# DIRECTIONS:
Only the lines from the line containing "Write a Python" to the line containing "import numpy as np", with both of those lines, are to be repeated exactly. Leave the images out.

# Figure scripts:
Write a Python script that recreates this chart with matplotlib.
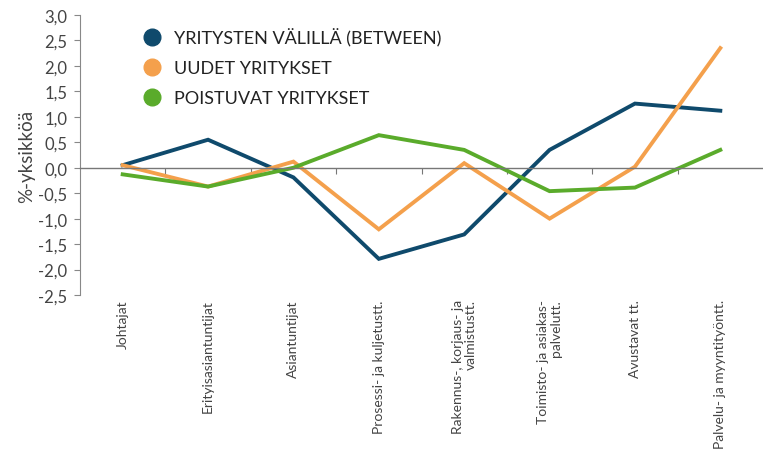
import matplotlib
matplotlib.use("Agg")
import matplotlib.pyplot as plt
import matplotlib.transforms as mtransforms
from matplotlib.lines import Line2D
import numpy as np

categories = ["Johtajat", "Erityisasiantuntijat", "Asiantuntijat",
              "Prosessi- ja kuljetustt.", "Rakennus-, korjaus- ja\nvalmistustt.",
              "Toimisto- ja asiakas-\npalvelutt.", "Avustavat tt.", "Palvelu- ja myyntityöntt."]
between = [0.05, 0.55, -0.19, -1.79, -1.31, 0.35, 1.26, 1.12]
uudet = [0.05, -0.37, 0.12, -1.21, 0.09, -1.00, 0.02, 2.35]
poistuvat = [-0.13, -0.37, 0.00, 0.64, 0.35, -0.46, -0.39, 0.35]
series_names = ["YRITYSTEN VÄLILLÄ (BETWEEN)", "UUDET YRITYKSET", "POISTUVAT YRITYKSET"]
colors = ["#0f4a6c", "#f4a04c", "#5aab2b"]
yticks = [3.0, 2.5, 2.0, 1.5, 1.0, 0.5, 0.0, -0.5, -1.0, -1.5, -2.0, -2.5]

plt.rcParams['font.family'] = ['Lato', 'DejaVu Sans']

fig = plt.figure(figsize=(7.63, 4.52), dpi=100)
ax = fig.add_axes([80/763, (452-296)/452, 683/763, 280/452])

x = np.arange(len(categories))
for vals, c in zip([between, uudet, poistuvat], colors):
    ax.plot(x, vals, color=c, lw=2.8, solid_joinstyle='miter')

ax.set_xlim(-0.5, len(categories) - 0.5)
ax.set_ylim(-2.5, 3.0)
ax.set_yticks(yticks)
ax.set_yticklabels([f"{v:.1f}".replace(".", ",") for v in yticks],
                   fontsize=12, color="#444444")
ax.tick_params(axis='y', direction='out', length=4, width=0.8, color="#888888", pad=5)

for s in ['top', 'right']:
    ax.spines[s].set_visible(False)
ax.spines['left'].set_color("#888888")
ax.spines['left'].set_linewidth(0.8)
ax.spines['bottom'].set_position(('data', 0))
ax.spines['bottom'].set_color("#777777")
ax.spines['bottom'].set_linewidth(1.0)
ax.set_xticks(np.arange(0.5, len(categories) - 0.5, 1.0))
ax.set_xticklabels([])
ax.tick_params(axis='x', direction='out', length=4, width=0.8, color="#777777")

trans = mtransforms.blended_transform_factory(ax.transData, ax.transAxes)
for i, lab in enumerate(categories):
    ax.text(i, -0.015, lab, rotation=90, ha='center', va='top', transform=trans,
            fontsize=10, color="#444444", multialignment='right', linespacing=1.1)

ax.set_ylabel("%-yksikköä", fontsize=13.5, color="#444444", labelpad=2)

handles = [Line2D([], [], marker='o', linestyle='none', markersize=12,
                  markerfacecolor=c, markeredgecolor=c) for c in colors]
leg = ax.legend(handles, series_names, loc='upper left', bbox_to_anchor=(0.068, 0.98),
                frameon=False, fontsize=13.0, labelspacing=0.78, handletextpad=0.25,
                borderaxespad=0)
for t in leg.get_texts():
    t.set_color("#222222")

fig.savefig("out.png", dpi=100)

...

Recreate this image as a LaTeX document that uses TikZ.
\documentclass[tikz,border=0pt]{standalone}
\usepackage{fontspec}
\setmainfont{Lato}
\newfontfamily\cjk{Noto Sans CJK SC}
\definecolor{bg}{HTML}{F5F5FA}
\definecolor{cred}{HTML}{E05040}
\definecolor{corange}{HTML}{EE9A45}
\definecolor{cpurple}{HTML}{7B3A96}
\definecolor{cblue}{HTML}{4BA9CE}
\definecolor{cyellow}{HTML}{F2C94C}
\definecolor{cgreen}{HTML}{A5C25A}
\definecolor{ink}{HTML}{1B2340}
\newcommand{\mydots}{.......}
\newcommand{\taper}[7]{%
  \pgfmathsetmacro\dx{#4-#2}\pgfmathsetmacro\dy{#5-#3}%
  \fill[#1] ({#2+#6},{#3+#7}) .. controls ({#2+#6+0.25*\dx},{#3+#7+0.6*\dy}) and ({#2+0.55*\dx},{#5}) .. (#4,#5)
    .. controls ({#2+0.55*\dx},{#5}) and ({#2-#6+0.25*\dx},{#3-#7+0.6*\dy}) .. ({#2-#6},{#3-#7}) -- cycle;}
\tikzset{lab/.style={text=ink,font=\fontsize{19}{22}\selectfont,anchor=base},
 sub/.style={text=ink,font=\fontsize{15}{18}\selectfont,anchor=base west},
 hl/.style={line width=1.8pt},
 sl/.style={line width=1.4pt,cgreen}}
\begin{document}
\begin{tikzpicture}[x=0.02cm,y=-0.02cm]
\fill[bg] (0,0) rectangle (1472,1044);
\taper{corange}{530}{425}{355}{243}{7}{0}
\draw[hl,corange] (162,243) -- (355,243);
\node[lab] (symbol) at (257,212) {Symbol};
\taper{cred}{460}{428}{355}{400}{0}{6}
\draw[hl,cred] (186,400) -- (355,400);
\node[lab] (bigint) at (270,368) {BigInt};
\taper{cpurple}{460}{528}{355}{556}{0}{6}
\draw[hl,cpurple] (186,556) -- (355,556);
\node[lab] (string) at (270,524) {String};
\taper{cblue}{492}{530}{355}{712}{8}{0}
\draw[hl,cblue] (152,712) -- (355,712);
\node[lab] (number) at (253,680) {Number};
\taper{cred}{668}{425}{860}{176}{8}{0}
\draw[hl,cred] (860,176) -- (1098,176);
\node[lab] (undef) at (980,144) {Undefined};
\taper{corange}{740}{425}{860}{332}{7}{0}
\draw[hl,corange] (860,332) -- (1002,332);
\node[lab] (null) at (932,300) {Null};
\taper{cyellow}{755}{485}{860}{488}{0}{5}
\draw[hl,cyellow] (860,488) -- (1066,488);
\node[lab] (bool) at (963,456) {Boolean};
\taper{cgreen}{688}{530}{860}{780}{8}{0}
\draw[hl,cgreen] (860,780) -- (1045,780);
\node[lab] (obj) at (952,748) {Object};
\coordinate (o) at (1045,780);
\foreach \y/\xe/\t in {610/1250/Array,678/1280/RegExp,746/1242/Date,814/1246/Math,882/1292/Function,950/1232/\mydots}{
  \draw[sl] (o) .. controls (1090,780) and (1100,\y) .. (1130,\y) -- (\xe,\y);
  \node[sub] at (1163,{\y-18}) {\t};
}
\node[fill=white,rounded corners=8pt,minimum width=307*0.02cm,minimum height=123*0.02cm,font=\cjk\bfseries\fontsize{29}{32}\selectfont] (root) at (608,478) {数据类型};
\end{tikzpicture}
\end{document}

# SOLVED PROBLEM:
Write a Python script that recreates this chart with matplotlib.
import matplotlib
matplotlib.use("Agg")
import matplotlib.pyplot as plt
import matplotlib.transforms as mtransforms
from matplotlib.lines import Line2D
import numpy as np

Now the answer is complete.